Return nothing but the lines from the one with "Output the Python" through the one with "plt.rcParams['font.family'] = ['Liberation" in the data below, word for word and without pictures.

(Items from a data source)
━━━━

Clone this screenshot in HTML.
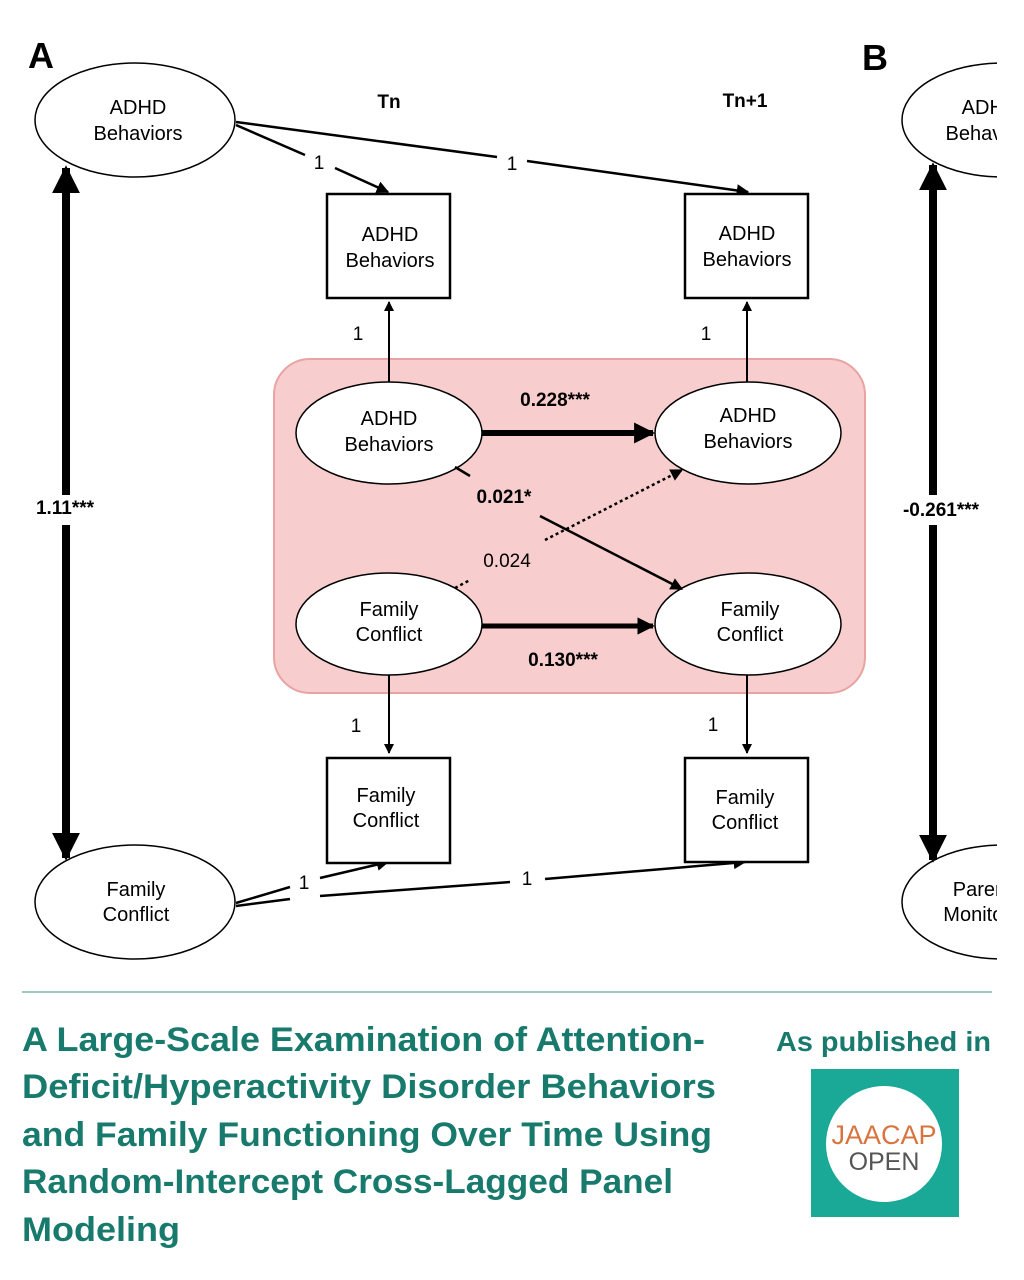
<!DOCTYPE html>
<html><head><meta charset="utf-8"><style>
html,body{margin:0;padding:0;background:#fff;width:1024px;height:1280px;overflow:hidden}
svg text{font-family:"Liberation Sans",Arial,sans-serif}
</style></head><body>
<svg width="1024" height="1280" viewBox="0 0 1024 1280" xmlns="http://www.w3.org/2000/svg">
<defs>
<marker id="b" viewBox="0 0 10 10" refX="9" refY="5" markerWidth="3.5" markerHeight="3.5" orient="auto" markerUnits="strokeWidth"><path d="M0,0 L10,5 L0,10 z" fill="#000"/></marker>
<marker id="c" viewBox="0 0 10 10" refX="9" refY="5" markerWidth="5" markerHeight="5" orient="auto" markerUnits="strokeWidth"><path d="M0,0 L10,5 L0,10 z" fill="#000"/></marker>
<clipPath id="clip"><rect x="0" y="0" width="997" height="980"/></clipPath>
</defs>
<g clip-path="url(#clip)" stroke="#000" fill="none">
<text x="28" y="68" font-size="36" font-weight="bold" fill="#000" stroke="none">A</text>
<text x="862" y="70" font-size="36" font-weight="bold" fill="#000" stroke="none">B</text>
<text x="389" y="108" font-size="19" font-weight="bold" text-anchor="middle" fill="#000" stroke="none">Tn</text>
<text x="745" y="107" font-size="19" font-weight="bold" text-anchor="middle" fill="#000" stroke="none">Tn+1</text>

<rect x="274" y="359" width="591" height="334" rx="36" fill="#f7cdcd" stroke="#e9a3a3" stroke-width="2"/>

<ellipse cx="135" cy="120" rx="100" ry="57" stroke-width="1.5" fill="#fff"/>
<ellipse cx="135" cy="902" rx="100" ry="57" stroke-width="1.5" fill="#fff"/>
<ellipse cx="1002" cy="120" rx="100" ry="57" stroke-width="1.5" fill="#fff"/>
<ellipse cx="1002" cy="902" rx="100" ry="57" stroke-width="1.5" fill="#fff"/>

<path d="M236,125 L305,155" stroke-width="2.5"/>
<path d="M335,168 L388,192" stroke-width="2.5" marker-end="url(#c)"/>
<path d="M236,122 L497,157" stroke-width="2.5"/>
<path d="M527,161 L748,192" stroke-width="2.5" marker-end="url(#c)"/>
<path d="M236,903 L290,887" stroke-width="2.5"/>
<path d="M320,878 L388,862" stroke-width="2.5" marker-end="url(#c)"/>
<path d="M236,906 L290,899" stroke-width="2.5"/>
<path d="M320,896 L510,882" stroke-width="2.5"/>
<path d="M545,879 L745,862" stroke-width="2.5" marker-end="url(#c)"/>

<rect x="327" y="194" width="123" height="104" stroke-width="2.5" fill="#fff"/>
<rect x="685" y="194" width="123" height="104" stroke-width="2.5" fill="#fff"/>
<rect x="327" y="758" width="123" height="105" stroke-width="2.5" fill="#fff"/>
<rect x="685" y="758" width="123" height="104" stroke-width="2.5" fill="#fff"/>

<path d="M389,383 L389,302" stroke-width="2" marker-end="url(#c)"/>
<path d="M747,383 L747,302" stroke-width="2" marker-end="url(#c)"/>
<path d="M389,672 L389,753" stroke-width="2" marker-end="url(#c)"/>
<path d="M747,672 L747,753" stroke-width="2" marker-end="url(#c)"/>

<path d="M66,495 L66,168" stroke-width="8" marker-end="url(#b)"/>
<path d="M66,525 L66,858" stroke-width="8" marker-end="url(#b)"/>
<path d="M933,495 L933,165" stroke-width="8" marker-end="url(#b)"/>
<path d="M933,525 L933,860" stroke-width="8" marker-end="url(#b)"/>

<ellipse cx="389" cy="433" rx="93" ry="51" stroke-width="1.5" fill="#fff"/>
<ellipse cx="748" cy="433" rx="93" ry="51" stroke-width="1.5" fill="#fff"/>
<ellipse cx="389" cy="624" rx="93" ry="51" stroke-width="1.5" fill="#fff"/>
<ellipse cx="748" cy="624" rx="93" ry="51" stroke-width="1.5" fill="#fff"/>

<path d="M482,433 L653,433" stroke-width="6" marker-end="url(#b)"/>
<path d="M482,626 L653,626" stroke-width="5" marker-end="url(#b)"/>
<path d="M455,467 L470,476" stroke-width="2.5"/>
<path d="M540,516 L682,589" stroke-width="2.5" marker-end="url(#c)"/>
<path d="M455,588 L470,580" stroke-width="2.5" stroke-dasharray="3,3"/>
<path d="M545,540 L682,470" stroke-width="2.5" stroke-dasharray="3,3" marker-end="url(#c)"/>
</g>

<g font-size="20" fill="#000" text-anchor="middle">
<text x="138" y="114">ADHD</text><text x="138" y="140">Behaviors</text>
<text x="136" y="896">Family</text><text x="136" y="921">Conflict</text>
<text x="990" y="114">ADHD</text><text x="990" y="140">Behaviors</text>
<text x="990" y="896">Parental</text><text x="990" y="921">Monitoring</text>
<text x="390" y="241">ADHD</text><text x="390" y="267">Behaviors</text>
<text x="747" y="240">ADHD</text><text x="747" y="266">Behaviors</text>
<text x="386" y="802">Family</text><text x="386" y="827">Conflict</text>
<text x="745" y="804">Family</text><text x="745" y="829">Conflict</text>
<text x="389" y="425">ADHD</text><text x="389" y="451">Behaviors</text>
<text x="748" y="422">ADHD</text><text x="748" y="448">Behaviors</text>
<text x="389" y="616">Family</text><text x="389" y="641">Conflict</text>
<text x="750" y="616">Family</text><text x="750" y="641">Conflict</text>
<text x="319" y="169" font-size="19">1</text>
<text x="512" y="170" font-size="19">1</text>
<text x="358" y="340" font-size="19">1</text>
<text x="706" y="340" font-size="19">1</text>
<text x="356" y="732" font-size="19">1</text>
<text x="713" y="731" font-size="19">1</text>
<text x="304" y="889" font-size="19">1</text>
<text x="527" y="885" font-size="19">1</text>
<text x="507" y="567" font-size="19">0.024</text>
<g font-weight="bold" font-size="19">
<text x="555" y="406">0.228***</text>
<text x="504" y="503">0.021*</text>
<text x="563" y="666">0.130***</text>
<text x="65" y="514">1.11***</text>
<text x="941" y="516">-0.261***</text>
</g>
</g>
<rect x="997" y="0" width="27" height="985" fill="#fff"/>

<line x1="22" y1="992" x2="992" y2="992" stroke="#7fb5ab" stroke-width="1.5"/>
<g font-family="'Liberation Sans',sans-serif" font-weight="bold" font-size="34" fill="#177a6c">
<text x="22" y="1051" textLength="683" lengthAdjust="spacingAndGlyphs">A Large-Scale Examination of Attention-</text>
<text x="22" y="1098" textLength="694" lengthAdjust="spacingAndGlyphs">Deficit/Hyperactivity Disorder Behaviors</text>
<text x="22" y="1146" textLength="690" lengthAdjust="spacingAndGlyphs">and Family Functioning Over Time Using</text>
<text x="22" y="1193" textLength="651" lengthAdjust="spacingAndGlyphs">Random-Intercept Cross-Lagged Panel</text>
<text x="22" y="1241" textLength="158" lengthAdjust="spacingAndGlyphs">Modeling</text>
<text x="776" y="1051" font-size="28" textLength="215" lengthAdjust="spacingAndGlyphs">As published in</text>
</g>
<rect x="811" y="1069" width="148" height="148" fill="#1aa897"/>
<circle cx="884" cy="1144" r="58" fill="#fff"/>
<text x="884" y="1144" font-size="27" text-anchor="middle" fill="#d9743f" font-family="'Liberation Sans',sans-serif">JAACAP</text>
<text x="884" y="1170" font-size="25" text-anchor="middle" fill="#555" font-family="'Liberation Sans',sans-serif">OPEN</text>
</svg>
</body></html>
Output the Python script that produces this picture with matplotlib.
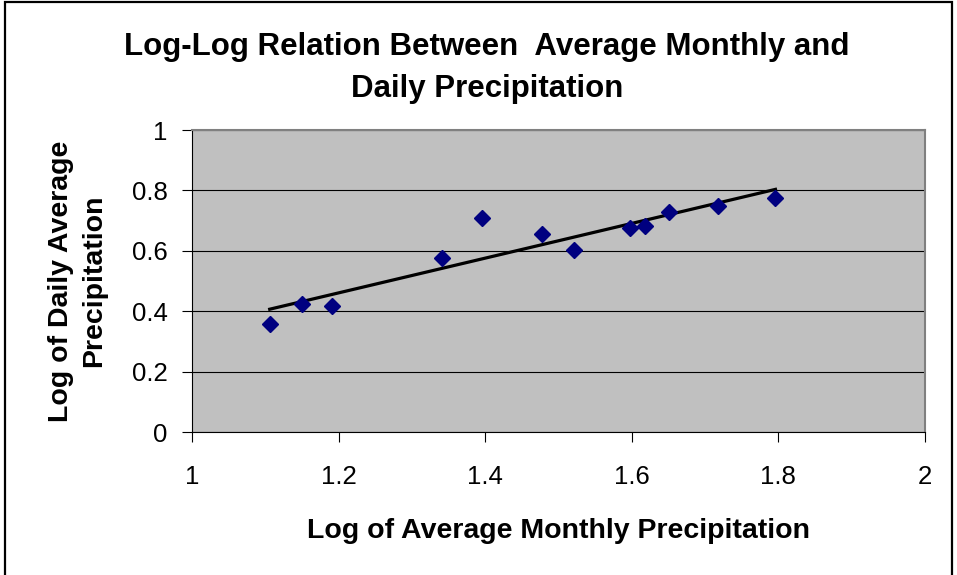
import numpy as np
import matplotlib
matplotlib.use('Agg')
import matplotlib.pyplot as plt
from matplotlib.patches import Rectangle

plt.rcParams['font.family'] = ['Liberation Sans', 'DejaVu Sans']

# log of average monthly precipitation vs log of daily average precipitation
log_monthly = [1.106, 1.150, 1.191, 1.341, 1.395, 1.477, 1.521, 1.597, 1.618, 1.651, 1.717, 1.796]
log_daily = [0.358, 0.423, 0.417, 0.577, 0.709, 0.655, 0.603, 0.675, 0.681, 0.729, 0.749, 0.774]

x_ticks = [1, 1.2, 1.4, 1.6, 1.8, 2]
y_ticks = [0, 0.2, 0.4, 0.6, 0.8, 1]

fig = plt.figure(figsize=(9.57, 5.75), dpi=100)
ax = fig.add_axes([192/957, 1 - 432.3/575, (925 - 192)/957, (432.3 - 130)/575])
ax.set_facecolor('#C0C0C0')

# linear trendline
slope, intercept = np.polyfit(log_monthly, log_daily, 1)
xs = np.array([min(log_monthly), max(log_monthly)])
ax.plot(xs, slope * xs + intercept, color='black', lw=2.3, zorder=3)

ax.plot(log_monthly, log_daily, linestyle='none', marker='D', ms=8.5,
        color='#000080', zorder=4)

ax.set_xlim(1, 2)
ax.set_ylim(0, 1)
ax.set_xticks(x_ticks)
ax.set_xticklabels(['1', '1.2', '1.4', '1.6', '1.8', '2'])
ax.set_yticks(y_ticks)
ax.set_yticklabels(['0', '0.2', '0.4', '0.6', '0.8', '1'])
ax.grid(axis='y', color='black', lw=0.8)
ax.set_axisbelow(True)

ax.tick_params(axis='both', direction='out', length=7.5, width=0.8, labelsize=18.5)
ax.tick_params(axis='x', pad=16)
ax.tick_params(axis='y', pad=10)

for s in ['top', 'right']:
    ax.spines[s].set_color('#808080')
    ax.spines[s].set_linewidth(1.5)
for s in ['left', 'bottom']:
    ax.spines[s].set_color('black')
    ax.spines[s].set_linewidth(0.8)

ax.set_xlabel('Log of Average Monthly Precipitation', fontsize=20.5, fontweight='bold', labelpad=21)
ax.set_ylabel('Log of Daily Average\nPrecipitation', fontsize=20.5, fontweight='bold', labelpad=18,
              linespacing=1.35)

fig.text(487/957, 1 - 68/575, 'Log-Log Relation Between  Average Monthly and\nDaily Precipitation',
         ha='center', va='center', fontsize=22.5, fontweight='bold', linespacing=1.55)

fig.patches.append(Rectangle((5/957, -0.01), (952 - 5)/957, 1 - 2/575 + 0.01,
                             transform=fig.transFigure, fill=False, edgecolor='black', lw=1.6))

fig.savefig('out.png', dpi=100)
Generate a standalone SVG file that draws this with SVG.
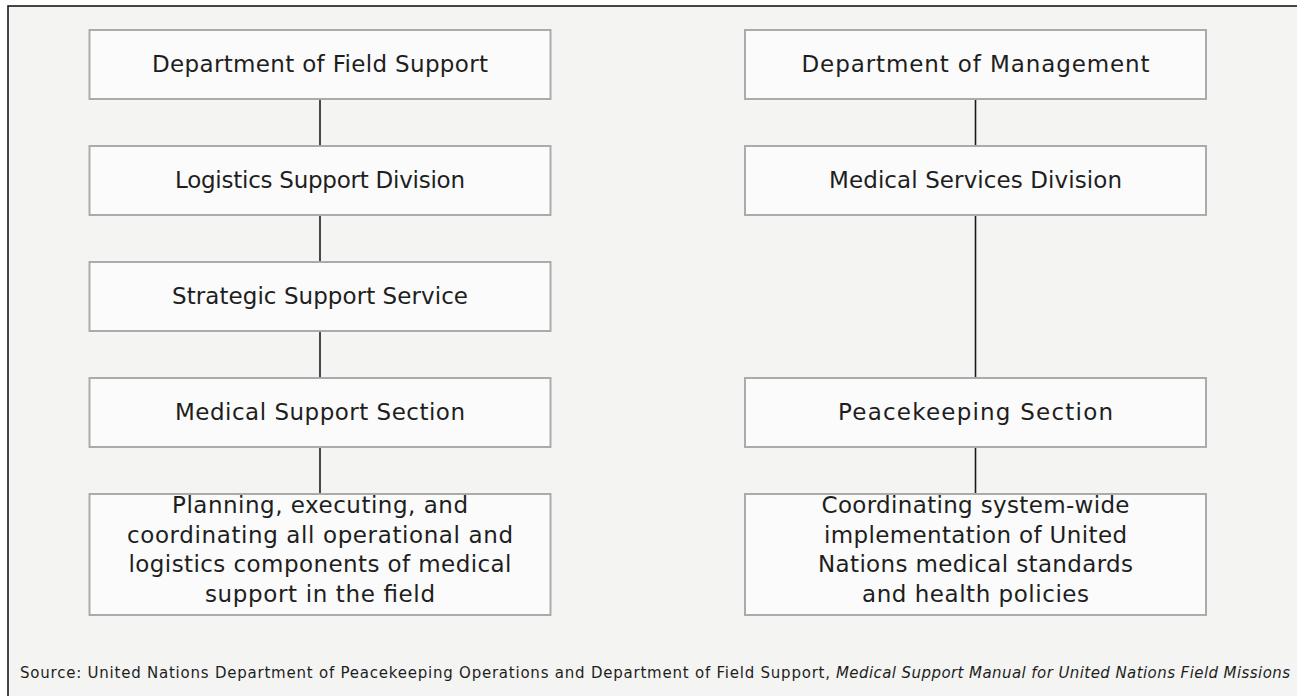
<svg xmlns="http://www.w3.org/2000/svg" width="1297" height="696" viewBox="0 0 1297 696">
<style>
.box{fill:#fbfbfb;stroke:#ababab;stroke-width:2}
.lbl{font-family:"DejaVu Sans","Liberation Sans",sans-serif;font-size:23px;fill:#1e1e1e;text-anchor:middle}
.con{stroke:#1c1c1c;stroke-width:1.6;fill:none}
.src{font-family:"DejaVu Sans","Liberation Sans",sans-serif;font-size:15px;fill:#1e1e1e}
</style>
<rect x="0" y="0" width="1297" height="696" fill="#ffffff"/>
<rect x="8" y="6" width="1300" height="700" fill="#f4f4f2" stroke="#1a1a1a" stroke-width="1.6"/>
<g id="connectors">
<line class="con" x1="320" y1="99" x2="320" y2="146"/>
<line class="con" x1="320" y1="215" x2="320" y2="262"/>
<line class="con" x1="320" y1="331" x2="320" y2="378"/>
<line class="con" x1="320" y1="447" x2="320" y2="494"/>
<line class="con" x1="975.5" y1="99" x2="975.5" y2="146"/>
<line class="con" x1="975.5" y1="215" x2="975.5" y2="378"/>
<line class="con" x1="975.5" y1="447" x2="975.5" y2="494"/>
</g>
<g id="n-dfs">
<rect class="box" x="89.5" y="30" width="461" height="69"/>
<text class="lbl" x="320" y="72" textLength="336" lengthAdjust="spacing">Department of Field Support</text>
</g>
<g id="n-lsd">
<rect class="box" x="89.5" y="146" width="461" height="69"/>
<text class="lbl" x="320" y="188" textLength="290" lengthAdjust="spacing">Logistics Support Division</text>
</g>
<g id="n-sss">
<rect class="box" x="89.5" y="262" width="461" height="69"/>
<text class="lbl" x="320" y="304" textLength="296" lengthAdjust="spacing">Strategic Support Service</text>
</g>
<g id="n-mss">
<rect class="box" x="89.5" y="378" width="461" height="69"/>
<text class="lbl" x="320" y="420" textLength="290" lengthAdjust="spacing">Medical Support Section</text>
</g>
<g id="n-plan">
<rect class="box" x="89.5" y="494" width="461" height="121"/>
<text class="lbl" x="320" y="513" textLength="296" lengthAdjust="spacing">Planning, executing, and</text>
<text class="lbl" x="320" y="543" textLength="386" lengthAdjust="spacing">coordinating all operational and</text>
<text class="lbl" x="320" y="572" textLength="383" lengthAdjust="spacing">logistics components of medical</text>
<text class="lbl" x="320" y="602" textLength="230" lengthAdjust="spacing">support in the field</text>
</g>
<g id="n-dm">
<rect class="box" x="745" y="30" width="461" height="69"/>
<text class="lbl" x="975.5" y="72" textLength="348" lengthAdjust="spacing">Department of Management</text>
</g>
<g id="n-msd">
<rect class="box" x="745" y="146" width="461" height="69"/>
<text class="lbl" x="975.5" y="188" textLength="293" lengthAdjust="spacing">Medical Services Division</text>
</g>
<g id="n-ps">
<rect class="box" x="745" y="378" width="461" height="69"/>
<text class="lbl" x="975.5" y="420" textLength="275" lengthAdjust="spacing">Peacekeeping Section</text>
</g>
<g id="n-coord">
<rect class="box" x="745" y="494" width="461" height="121"/>
<text class="lbl" x="975.5" y="513" textLength="308" lengthAdjust="spacing">Coordinating system-wide</text>
<text class="lbl" x="975.5" y="543" textLength="303" lengthAdjust="spacing">implementation of United</text>
<text class="lbl" x="975.5" y="572" textLength="315" lengthAdjust="spacing">Nations medical standards</text>
<text class="lbl" x="975.5" y="602" textLength="227" lengthAdjust="spacing">and health policies</text>
</g>
<g id="source">
<text class="src" x="20" y="678" textLength="810" lengthAdjust="spacing">Source: United Nations Department of Peacekeeping Operations and Department of Field Support,</text>
<text class="src" x="836" y="678" font-style="italic" textLength="454" lengthAdjust="spacing">Medical Support Manual for United Nations Field Missions</text>
</g>
</svg>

━━━━

**Response below**
Output the Python script that produces this picture with matplotlib.
import numpy as np
import matplotlib
matplotlib.use('Agg')
import matplotlib.pyplot as plt
from matplotlib.patches import Rectangle

plt.rcParams['font.family'] = ['Liberation Sans', 'DejaVu Sans']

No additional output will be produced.